FanPost

Tilting the Field: Seahawks draft two playmakers

USA TODAY Sports

I saw that Seattle Seahawks were listed as a draft loser over at NinersNation.com, and I made a long disordered response. Just thought I'd share it here as a quick fanpost (which are shared by many here).

Question:

With that said, do you really feel they made the best choices yesterday with their picks?

Response:

Michael moves like Harvin in the open field, but weighs 220 and put up 27 reps on the bench press = power.

He is probably the 2nd most athletically gifted offensive “small player” in the draft behind Tavon Austin. He rated first among RBs in 40 yard dash, 20 yard short shuttle, 3 cone, and his 43" vert was the best among all draft prospects since 2009. Think movement skills better than Lamichael James (best 40 for Michael is 0.03 s slower than best for James, 10 yard split is 0.01 s faster for Michael, 20 yard shuttle for Michael is 0.10s faster, 3 cone drill is 0.19 faster for Michael, vert jump is 43" for Michael vs 37" for James) with Frank Gore size (Michael is 5’10, 220 vs Gore at 5’10" 210 when he entered the league) and strength (Michael put up 225 27 times, 4th among RBs). Now measurables aren’t everything, but neither is pure production (production is a product of talent, opportunity and environment).

Watch tape on Michael, and you see a RB whose elite measurables show up on tape, consistently.

I don’t know if there were better choices on the board before we traded down, but Michael is every bit of a 1st round talent at RB, with his closest recent draft comparison being Doug Martin. We have Lynch for 3 more years, but Lynch was hampered by a neck problem for the 2nd half of the season. So Michael, with Turbin, acts as insurance for the most important identity player on our team. He can spend the next 2 years learning all aspects of our offense, working on blocking and WR skills, and then when Lynch’s contract is up, we will replace Lynch with the best 4 years of Michael’s career.

In summary, getting a 1st round talent PLUS 5th and 6th round picks for the 56th pick in the draft is the absolute definition of value.

I don’t know enough about Hill, or the other DT’s on the board to say about questionable, but he is a potential huge upgrade at the only major hole on our defense, a base 3tech that can get pass pressure (WIL might also be a hole, but the position can be filled by any of many fungible players, and likely we have 3 players on our team right now who could fill that role more than adequately). Hill will primarily be asked to 1 gap (his strength) and get into the backfield on run downs. Not sure if he will play pass downs as much, or be a more rotational player with Bennett and some other depth players.
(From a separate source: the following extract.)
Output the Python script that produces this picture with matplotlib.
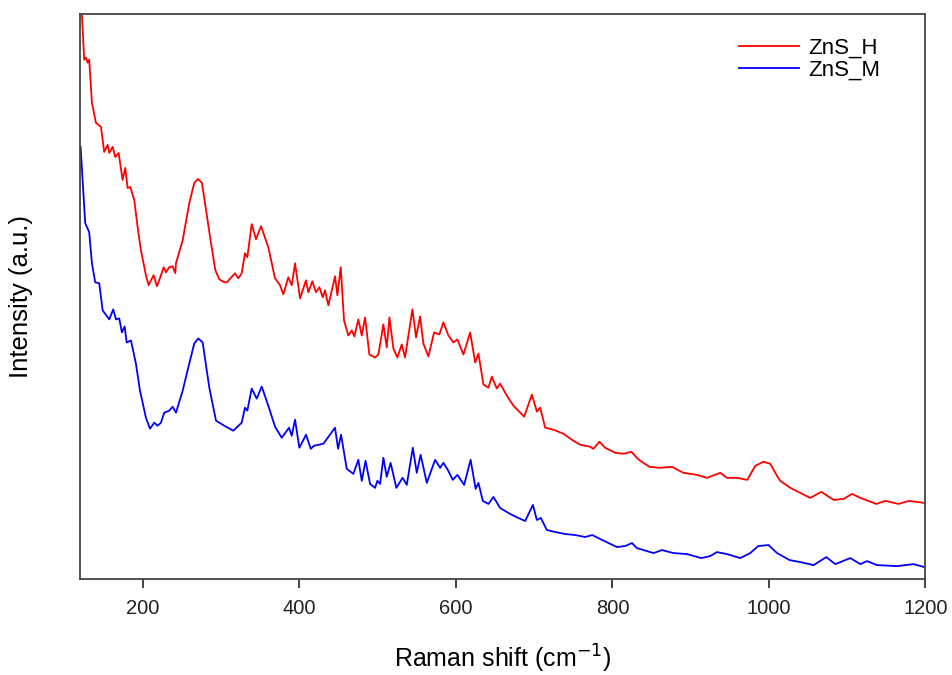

It is likely that Hill’s measurables at the combine and pro day were significantly affected by a knee sprain in early November, as he played through knee injury for the last two months of the season and in the senior Bowl, and had a knee arthroscopy 8 weeks before the combine. He commented that his knee was still not 100% at the combine. Almost certainly he will be ready for full activity by training camp. But, if necessary, I could see the team happy to put him on IR for a season (low salary PLUS free roster spot) to let his knee and physique get back to 100%.

If you watch the game film against Wisconsin, 3 weeks after his knee injury, you see an elite player #47, who unlike most DL, gets stronger as the game wears on – he absolutely abused one of the best OLs in college football during the 4th quarter and OT, on a wonky knee.

Were there better 3techs on the board in the late 3rd round? I don’t know. I don’t think the pick was a reach, I think Hill fell to that position because half of his senior year tape was a tough ass man playing through injury, and now everyone thinks he can’t anchor because his knee was never 100%. But watch him playing against Alabama in 2011 (#47 lining up at 1T or 3T with Devon Still) and you see a player who is constantly double teamed and usually anchors against it pretty damn well.

The thing with Seahawks picks (last year, this year) is they seem to be out of the blue, but when you actually ask “why?”, when you look at where the draftee fits in the scheme, and what they showed they could do in college, and mitigating factors that might have made the player less successful or productive, the picks make a shitload more sense.